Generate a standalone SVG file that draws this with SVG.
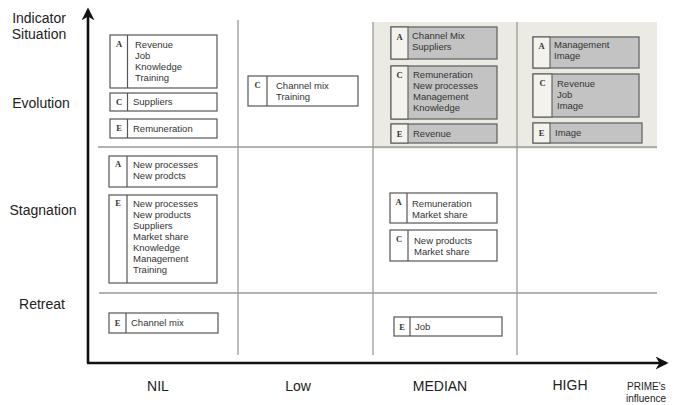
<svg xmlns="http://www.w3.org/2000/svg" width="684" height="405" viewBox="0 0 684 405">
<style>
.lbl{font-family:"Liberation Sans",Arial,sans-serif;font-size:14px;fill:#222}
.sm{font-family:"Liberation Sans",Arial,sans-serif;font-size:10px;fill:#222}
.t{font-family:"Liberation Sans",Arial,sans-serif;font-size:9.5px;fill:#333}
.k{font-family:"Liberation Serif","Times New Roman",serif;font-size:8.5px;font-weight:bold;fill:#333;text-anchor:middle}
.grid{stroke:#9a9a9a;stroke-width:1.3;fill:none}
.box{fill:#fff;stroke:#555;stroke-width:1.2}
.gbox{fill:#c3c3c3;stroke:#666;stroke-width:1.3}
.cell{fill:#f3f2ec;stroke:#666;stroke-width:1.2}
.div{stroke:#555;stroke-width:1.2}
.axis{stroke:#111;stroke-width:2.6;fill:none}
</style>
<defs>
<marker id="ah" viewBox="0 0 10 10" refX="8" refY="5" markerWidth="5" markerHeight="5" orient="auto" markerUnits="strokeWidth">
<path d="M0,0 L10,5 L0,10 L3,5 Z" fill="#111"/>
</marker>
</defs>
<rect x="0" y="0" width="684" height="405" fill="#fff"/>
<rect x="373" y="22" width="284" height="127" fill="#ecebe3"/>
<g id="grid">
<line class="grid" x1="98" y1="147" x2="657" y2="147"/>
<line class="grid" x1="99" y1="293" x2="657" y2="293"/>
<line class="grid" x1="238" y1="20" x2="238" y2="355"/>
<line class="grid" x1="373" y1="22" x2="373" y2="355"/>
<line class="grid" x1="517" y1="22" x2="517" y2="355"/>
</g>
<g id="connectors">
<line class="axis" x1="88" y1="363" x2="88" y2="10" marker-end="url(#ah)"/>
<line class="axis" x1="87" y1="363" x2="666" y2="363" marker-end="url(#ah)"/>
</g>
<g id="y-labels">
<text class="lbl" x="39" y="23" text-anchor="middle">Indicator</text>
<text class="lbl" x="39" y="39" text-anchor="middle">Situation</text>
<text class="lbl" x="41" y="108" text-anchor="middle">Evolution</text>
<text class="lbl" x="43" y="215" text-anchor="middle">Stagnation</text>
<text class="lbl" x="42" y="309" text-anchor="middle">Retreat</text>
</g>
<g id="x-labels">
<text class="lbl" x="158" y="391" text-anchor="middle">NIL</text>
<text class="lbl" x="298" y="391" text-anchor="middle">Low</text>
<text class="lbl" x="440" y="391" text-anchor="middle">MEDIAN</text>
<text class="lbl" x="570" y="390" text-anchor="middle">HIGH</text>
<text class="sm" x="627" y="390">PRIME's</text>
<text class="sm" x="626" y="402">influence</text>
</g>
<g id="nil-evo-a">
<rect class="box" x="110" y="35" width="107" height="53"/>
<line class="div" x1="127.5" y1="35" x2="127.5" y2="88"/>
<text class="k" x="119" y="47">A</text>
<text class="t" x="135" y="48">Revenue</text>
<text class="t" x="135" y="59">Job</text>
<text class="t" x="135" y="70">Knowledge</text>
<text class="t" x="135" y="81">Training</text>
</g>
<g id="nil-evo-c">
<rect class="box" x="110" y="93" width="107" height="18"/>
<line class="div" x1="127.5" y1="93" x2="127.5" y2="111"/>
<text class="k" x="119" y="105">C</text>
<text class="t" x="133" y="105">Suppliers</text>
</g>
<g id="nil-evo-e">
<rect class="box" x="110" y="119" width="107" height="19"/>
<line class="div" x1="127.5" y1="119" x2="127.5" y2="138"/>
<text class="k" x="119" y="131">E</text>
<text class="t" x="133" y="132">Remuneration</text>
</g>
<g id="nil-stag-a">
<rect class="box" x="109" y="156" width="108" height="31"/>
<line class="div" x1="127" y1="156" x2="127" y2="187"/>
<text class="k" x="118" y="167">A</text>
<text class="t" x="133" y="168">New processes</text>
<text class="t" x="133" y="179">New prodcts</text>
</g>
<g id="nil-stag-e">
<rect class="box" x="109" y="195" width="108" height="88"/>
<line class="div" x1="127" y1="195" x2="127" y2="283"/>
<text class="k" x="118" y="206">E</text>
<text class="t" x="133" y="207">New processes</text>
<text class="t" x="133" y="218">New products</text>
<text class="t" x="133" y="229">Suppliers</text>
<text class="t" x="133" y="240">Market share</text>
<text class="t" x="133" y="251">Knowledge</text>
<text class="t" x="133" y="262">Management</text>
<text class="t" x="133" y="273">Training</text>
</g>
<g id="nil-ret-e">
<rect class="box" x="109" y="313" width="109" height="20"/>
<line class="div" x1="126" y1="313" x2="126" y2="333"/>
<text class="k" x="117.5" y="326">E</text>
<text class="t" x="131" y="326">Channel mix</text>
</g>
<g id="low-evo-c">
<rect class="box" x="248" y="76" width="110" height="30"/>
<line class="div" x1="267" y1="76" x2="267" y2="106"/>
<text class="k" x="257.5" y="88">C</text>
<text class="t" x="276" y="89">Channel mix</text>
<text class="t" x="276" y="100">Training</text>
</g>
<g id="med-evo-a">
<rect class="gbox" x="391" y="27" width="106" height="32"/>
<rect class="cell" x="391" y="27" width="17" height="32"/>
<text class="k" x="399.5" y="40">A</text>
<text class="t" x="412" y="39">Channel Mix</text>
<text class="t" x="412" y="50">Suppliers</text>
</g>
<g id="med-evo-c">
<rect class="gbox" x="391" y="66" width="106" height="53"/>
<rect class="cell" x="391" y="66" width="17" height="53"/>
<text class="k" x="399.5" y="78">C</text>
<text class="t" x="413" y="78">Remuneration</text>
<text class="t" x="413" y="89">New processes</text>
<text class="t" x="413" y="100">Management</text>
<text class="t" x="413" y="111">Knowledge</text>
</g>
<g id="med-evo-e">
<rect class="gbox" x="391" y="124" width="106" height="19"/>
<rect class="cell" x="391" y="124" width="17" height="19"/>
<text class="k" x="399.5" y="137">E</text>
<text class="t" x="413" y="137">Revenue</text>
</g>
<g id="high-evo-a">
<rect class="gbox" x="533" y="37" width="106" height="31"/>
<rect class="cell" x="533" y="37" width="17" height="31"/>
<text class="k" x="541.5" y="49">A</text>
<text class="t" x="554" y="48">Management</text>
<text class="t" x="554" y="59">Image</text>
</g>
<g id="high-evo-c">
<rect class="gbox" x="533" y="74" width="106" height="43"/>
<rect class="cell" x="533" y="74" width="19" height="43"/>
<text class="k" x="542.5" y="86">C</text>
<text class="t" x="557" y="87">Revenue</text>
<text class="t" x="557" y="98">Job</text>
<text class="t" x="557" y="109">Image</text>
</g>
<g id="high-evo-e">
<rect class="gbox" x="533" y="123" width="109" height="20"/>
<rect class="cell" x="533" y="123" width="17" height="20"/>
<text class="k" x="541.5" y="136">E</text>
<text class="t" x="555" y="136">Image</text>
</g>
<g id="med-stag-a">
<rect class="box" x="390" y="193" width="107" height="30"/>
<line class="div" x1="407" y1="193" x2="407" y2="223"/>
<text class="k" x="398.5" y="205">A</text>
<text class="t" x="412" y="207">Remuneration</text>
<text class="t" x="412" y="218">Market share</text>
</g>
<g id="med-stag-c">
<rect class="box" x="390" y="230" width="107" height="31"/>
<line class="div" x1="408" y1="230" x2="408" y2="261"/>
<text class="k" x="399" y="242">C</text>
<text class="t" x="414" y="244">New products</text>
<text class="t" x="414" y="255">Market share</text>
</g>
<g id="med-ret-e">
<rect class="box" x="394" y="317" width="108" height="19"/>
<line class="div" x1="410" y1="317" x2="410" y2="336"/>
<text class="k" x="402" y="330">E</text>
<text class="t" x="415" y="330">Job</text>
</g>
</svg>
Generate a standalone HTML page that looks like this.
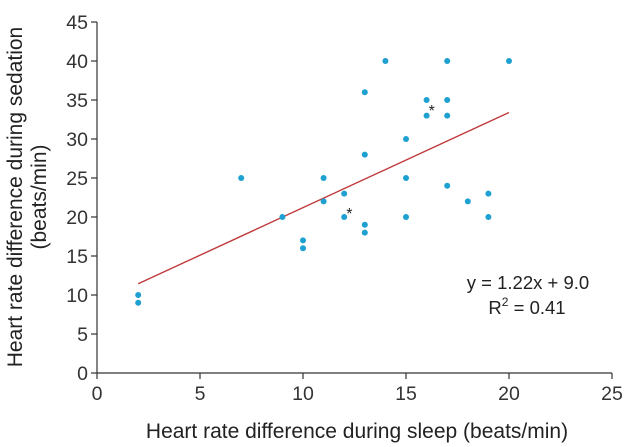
• • • • •
* _Short task_:
In the records above, locate the lines holding the word "that". Copy each of them.

* _Solved problem_:
Generate a standalone SVG file that draws this with SVG.
Generate a standalone HTML page that looks like this.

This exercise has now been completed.